Taxpayers across the Union (and British taxpayers not even in the eurozone) are having their services cut and pensions decimated in order to pay for past banking idiocies, and the future demands of credit suppliers….many of whom are connected in various ways to those very same banks. This is Alice in Wonderland stuff.

As to the second area, I have to believe – because it is simple logic – that Cameron should tell Brussels to go forth and multiply on eurozone bailouts – regardless of what the previous management signed. Were, for example, the French sabot or the German jackboot on the other foot, I have not the slightest doubt that they would say this – as indeed did Papandreou’s lot when they came to power in 2009.

Illustrating the lunacy of this ‘everyone must pay’ nonsense is easy enough even within the eurozone. What, for instance, will Merkel the Righteous do when Portugal goes up the pictures – demand that Greece pay its fair share to bail them out?

But to ask the UK to bail out a daft idea it quite deliberately stayed out of borders on demanding money with menaces. Had our Prime Minister the tiniest bit of bottle – even a half-empty miniature of Italian brandy – about his person, then he could say, “Sorry chaps – madmen were running the show before us”, and then take an ad in the Times eschewing all responsibility for the Madness of King Tony. What is the EU going to do – nuke us?

It is the paucity of ambition that marks the last two Governments out from all others before them. Even Blair – grubby little grinning British Berlusconi that he was – had some ideas. Hopelessly empty and misguided, I’ll grant you – but objectives if nothing else. Brown and Cameron? All they ever wanted was to survive.

All this said and noted, none of us should lose sight of the global wealth transfer taking place here – one that The Slog identified some time ago. This is not only from West to East, it is from sovereign State to globalist banking and business.

In the UK and US during 2008-9, the Treasuries effectively emptied their coffers to ‘bail out’ banks. Except that those banks used the money to do very lucrative business….and make both themselves and their multinational clients richer still. Goldman Sachs, JP Morgan, Santander, Barclays and HSBC in 2011 hold some three times greater net worth than they did in 2007. And multinational businesses have cash hoards at levels not seen since 1957.

In the EU as well now, tax and central bank monies are going out of the window forever…towards private or Bourse-owned bankers who specialise in sovereign lending. The IMF is dictating loan terms to most ClubMeds countries…but the IMF is an American construct consisting largely of….bankers.

This is no conspiracy, because the sovereigns’ position is largely self-inflicted. But anyone who has ever spent time marketing banks products – and I’ve spent nearly 27 years doing this – knows that Rule One is credit-score everyone and every organisation to whom you lend money. It is not an over-simplification to observe that after around 2002, almost every banking firm in the world threw this rule out of the window.

Rule Two was take deposits in at an interest level you can afford. This too was dismissed by the New Paradigm pillocks. Many of them are still today showing chart presentations lasting all afternoon about how this was entirely due to a small glitch in the forward-going critical path model at the upper end of the CDO sector. Terrifyingly, many of these clowns are still pulling in six and seven figure bonuses.

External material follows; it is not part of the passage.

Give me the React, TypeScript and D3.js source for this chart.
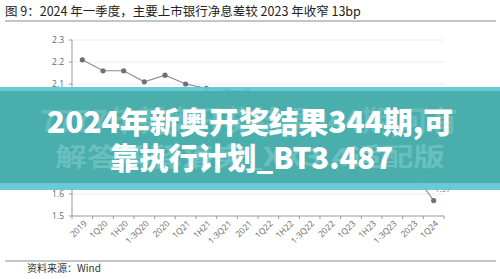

But conspiracy or not, the net effect is simple: everyone is being punished except the banks. And as the punishment is a monetary fine, while we’re all becoming worse off, investment banks, media conglomerates and multinational marketers are getting richer and richer. Only the ‘bad banks’ we own – like RBS and Northern Rock – are still costs centres. Over the next eighteen months, they too will cost us, the citizens, more and more.

Where things will come unstuck for the Masters of the Universe is when 93+% of every sovereign citzenry can’t afford to consume. Not only will this mean nobody buying their products or those of their clients, it could also mean every one of them being seen as a form of Bastille to be stormed – either physically, or by radical cyber outfits. The US is the closest of any nation to this situation right now: it is part of the reason why its economy can’t get going again, and a major explanation for cyber wars against Citibank and the CIA website.

Along the way, it is also just possible that the transfer of wealth will become a de facto transfer of governmental power. Closest to this scenario is Greece….whose People are quite obviously not going to take that lying down. Bankers don’t understand ordinary people: more than likely, they’d treat them the way they do Senate and Select Parliamentary Committees. If so, we really will see a bloodbath.